Maastricht University and the Maastricht School of Management tried to work together at least six times before. Each time, it didn’t work out, and each time relations worsened. On one occasion, they almost got there. In 2013, the news was made public in a press release: “Maastricht University (UM) and the Maastricht School of Management (MSM) intend to join forces.” But then, just like in 2015, the project never reached completion.
In 2018, talks were resumed. Nick Bos, vice president of the Executive Board spoke (more cautiously) at the time of “positive intentions” and “explorative discussion about closer cooperation”. This time, Bos also states that he feels it is too soon to anticipate the outcome: “We have made a lot of progress, but are still in the midst of discussions.” Talks continue about various parts and details.
SBE dean Peter Møllgaard and director Pien Versteegh sounded a lot firmer in their statements during the faculty council meeting mid-March. Møllgaard: “We're getting closer and closer. It's getting more and more concrete. We're considering a merger on 1 September 2021.” Versteegh spoke of them being at “the final stage”. “There is already a solution for all major problems.”
Judging by the many attempts, the UM must have good reason to want to work with MSM. Why? The business school (60 FTEs) not only provides academic and post-academic education, such as a full-time and a part-time Master’s in Business Administration, but is especially strong in tailor-made training and consultancy projects in Africa, Asia, the Middle East, and Latin America. They train managers and professionals in developing countries and emerging economies. These are areas where the UM is not (very) active. Besides, the MSM could be a great addition to UMIO, SBE’s commercial branch that organises management education and courses for professionals.
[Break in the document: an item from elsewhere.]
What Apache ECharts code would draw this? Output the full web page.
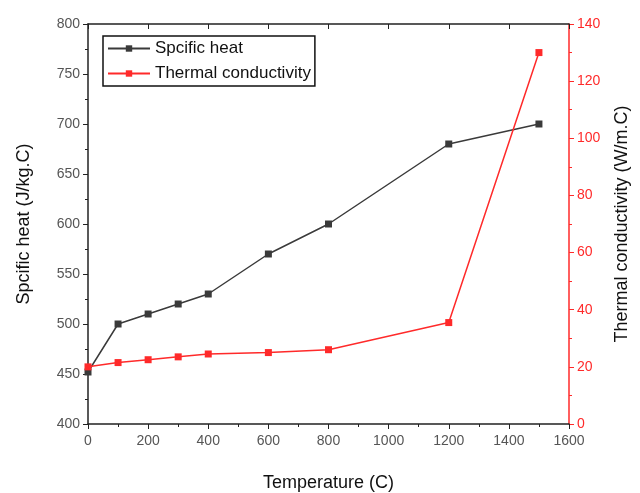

The other way around, the UM can offer growth opportunities that MSM doesn’t have at the moment, says Léon Frissen, chairman of MSM’s supervisory board. “We are small, that is our weakness. We have too few FTEs to make headway.” Moreover, the Triple Crown accreditation that SBE has, is very interesting; three prestigious international accreditations mean that the Maastricht faculty is considered one of the best business schools in the world. For a long time, by the way, it was assumed that those accreditations would ‘be in danger’ if MSM – a partner that was not accredited by some of these institutions– were to be linked to SBE. But that doesn’t appear to be a problem anymore.
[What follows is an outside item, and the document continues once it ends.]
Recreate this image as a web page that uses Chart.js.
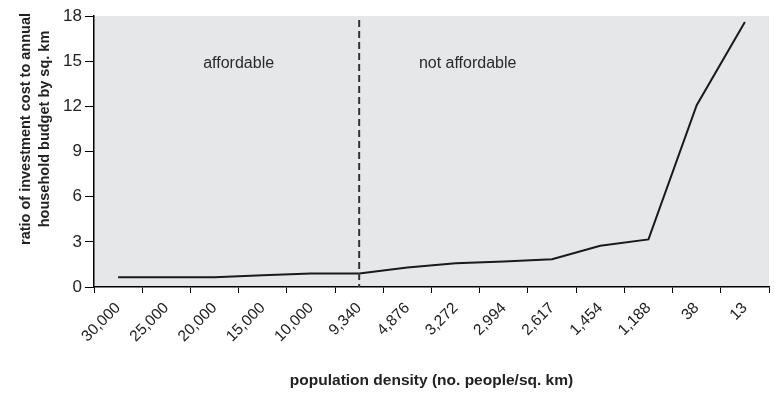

According to Frissen, “the integration of MSM and the UM is in full swing, hopefully we can sign in the summer.” So, is it going to be a merger, as Møllgaard said? Or a takeover? Is MSM going to be absorbed? MSM never wanted the latter. They wanted to be seen as a serious party and preferably remain as an autonomous unit with its own IT, personnel policies and funding. “The UM is taking over MSM,” says Frissen. “Absorbing it, no”. He means that this would be too negative. “MSM has a specific expertise and that can be an advantage for the UM.” MSM will not continue to be a foundation, as is the case now, but will be “an educational entity” within SBE. “Employees will be employed by the university.”
SBE, by the way, is home to more ‘entities’, institutes that were previously housed elsewhere within the UM, such as the Maastricht Sustainability Institute (MSI), the School of Governance, and UNU-Merit.
The MSM building in Randwyck and the accompanying hotel accommodation for foreign course members will also be “transferred”, says Frissen. “The money and the bricks will go to the UM.” The university may use the building that is situated on the corner of Endepolsdomein for other purposes, Frissen suggests.
Frissen has complete faith and “good hope”, and is fully aware of the complexity of the dossier. “I have been a member of MSM’s Supervisory Board for years, but only recently became its chairman; I think it is a pity how things went.” He doesn’t want to say too much about it, but does speak of “incompatible moods between the UM and Naudé.” Wim Naudé is the former dean of MSM and according to sources he was viewed as (one of the) obstructionists in previous attempts. Naudé stopped as dean in 2018 and went on a research sabbatical. In the meantime, he has completely left and is now working as a professor at Cork University Business School in Ireland.